What Are Your Headlines?


by Gary Fearon, Creative Director, Southern Writers Magazine


Apparently Mark Zuckerberg became a father this weekend, for the second time. Yahoo deemed this newsworthy, and as I read this headline and a few others, something struck me that relates to storytelling.

Who cares?

I'm not suggesting nobody cares, what I'm asking is who is it that cares? Certainly it's a life-changing event for the parents of any new child, so they go at the top of the list. Next in line would be their families, then friends, then associates, and so on. At some point fans of the co-founder of Facebook presumably care, as do writers for Yahoo.

Meanwhile, North Korea was testing hydrogen bombs.

There you have one news story with limited impact on the average person's life, and another news story with considerably greater potential. Which of these stories, if you were to put them in your novel, would keep your reader up at night turning pages?

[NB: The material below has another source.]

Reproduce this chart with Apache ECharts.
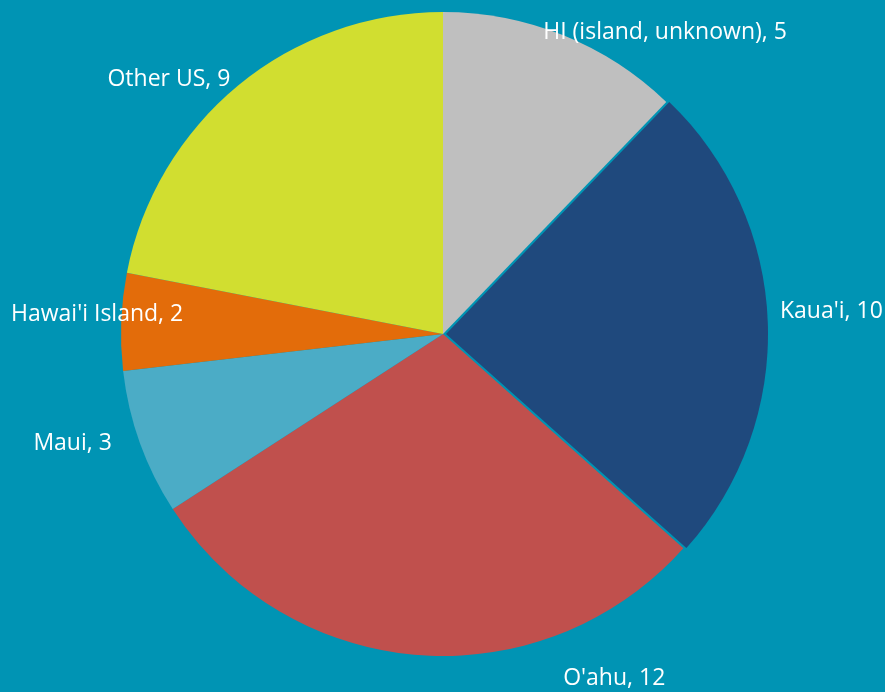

Fact is, either one is fair game, since a comedy-drama can easily exploit the challenges of something as normal as parenthood, while the threat of nuclear war is a spy thriller staple. Perhaps even better, combine them: if the undercover agent's wife or daughter has just given birth, does that not raise the stakes for the hero?

The point is, every life event, however big or small, can have a role in a story if it furthers the plot or adds a layer of interest. Like reporters always looking for a scoop, storytellers need look no further than the daily events around us to find plausible plot points and twists.

As you look back over your own life, there are certain episodes that stand out in your mind more than others. These headlines of your life are step one if you're writing a memoir, but any one of them makes you uniquely qualified to fictionalize it as an event in your novel. You had to live through it; why not capitalize on it?

It's good to think of the significant events in your novel as if they were headlines, and to make each one newsworthy. Some may be a personal crisis just for the hero while others may be the basis for widespread panic. Give your characters captivating headlines to live out, and your audience will stick around to read all about it.